Mit der Schweizer “Heart Beat Band” produzierte er erstmals eine Reggaeplatte. Kommerziell waren diese Schallplatten, die in künstlerischen Covers von Alex Rabus steckten, zwar kein Erfolg. Das eigene “Mensch”-Studio (damals noch in Colombier, Neuenburg) brachte Fizzè jedoch mit äusserst interssanten Musikern zusammen.
…schafft Begegnungen…
Weltmusik bedeutet für mich, verschiedene Menschen zusammenzubringen, auch wenn sie scheinbar nichts Gemeinsames haben“, meint Fizzè. Läuft er dabei nicht Gefahr, eine Musik ohne Umrisse und Identität zu produzieren, eine Einheitssuppe, wie sie einem tagtäglich im Radio serviert wird?
Der kräftig gebaute Basler lacht und schüttelt den Kopf: “Begegnungen schaffen Brücken. Ich glaube an die Musik, in der es Platz hat für Hoffnung, Bewusstsein und Bewusstsein…”
Die Entstehung des Albums “The Dawn of Peeni Waali” spricht ganz für die unkonventionelle Arbeitsweise des Mäzen-Produzenten, der es nicht scheut, mal auch enien arbeitslosen Musiker für unbestimmte Zeit bei sich als Gast aufzunehmen. Ohne die übliche Session-Routine hatten die Musiker und Dichter im “Mensch”-Studio Gelegenheit, Freunde zu werden und neue Wege zu gehen. Einzelne Momente waren Geschenke des Zufalls, andere Ideen wurden minuziös entwickelt.
Die dabei entstandene Musik mutet im heutigen engen Spartendenken fast wie ein kleines Wunder an.
…ohne Vorurteile
Eine von Handorgel, Violine und Flöte gespielte irische Volksweise – unterlegt mit einem Reggae-Beat… “Wieso nicht” meint der Dub-Poet Linton Kwesi Johnson, “in Jamaika wurden irische Seemannslieder schon zu Sklavenzeiten von den damaligen Mento-Bands adaptiert”.
Von der Vision und dem Humor des Schweizer Produzenten angetan, steuerten neben Johnson auch andere Reggae-Grössen einen Beitrag zum völkerverbindenden Musikprojekt bei.

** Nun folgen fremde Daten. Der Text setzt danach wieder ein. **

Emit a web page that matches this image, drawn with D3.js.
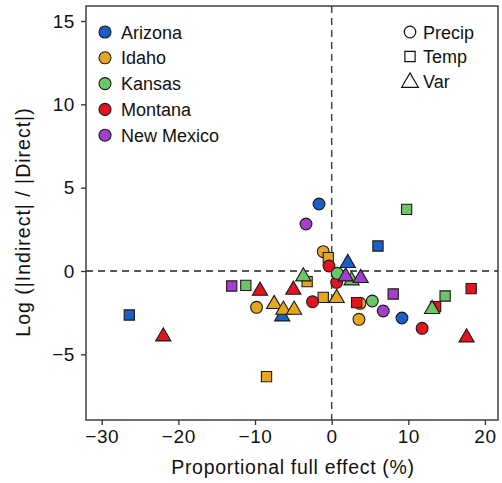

Die Posaune von Rico Rodriguez ist an den typischen, weichen Schlenkern zu erkennen. Auch der exzentrische ehemalige Bob-Marley-Produzent Lee “Scratch” Perry stand in Fizzè’s Studio in Jenins, Graubünden.
In Jamaika konnte der Basler bekannte Musiker wie den Bassisten Robbie Shakespeare und den Saxophonisten Dean Frazer für sein Projekt gewinnen. Aber auch der Schweizer Rocksänger Rams und ein Muezzin aus Jeddah, Saudiarabien, sind mit von der kosmischen Partie wie auch weitere Gäste an Zither, Kalebasse, Melkkübel und Elektrogitarre.
Die einzelnen Aufnahmen liegen oft mehrere Jahre und viele Kilomenter auseinander. Mastermind und Tonmeister Fizzè hat den inneren Kompass auf der Reise jedoch nie verloren. So fällt ein Gospel ebensowenig aus dem Rahmen wie ein Stück von Duke Ellington.
Auch wenn Reggae-Rhythmen schwerfällig daherkommen; diese Mischung wirkt durchaus überzeugend und magisch.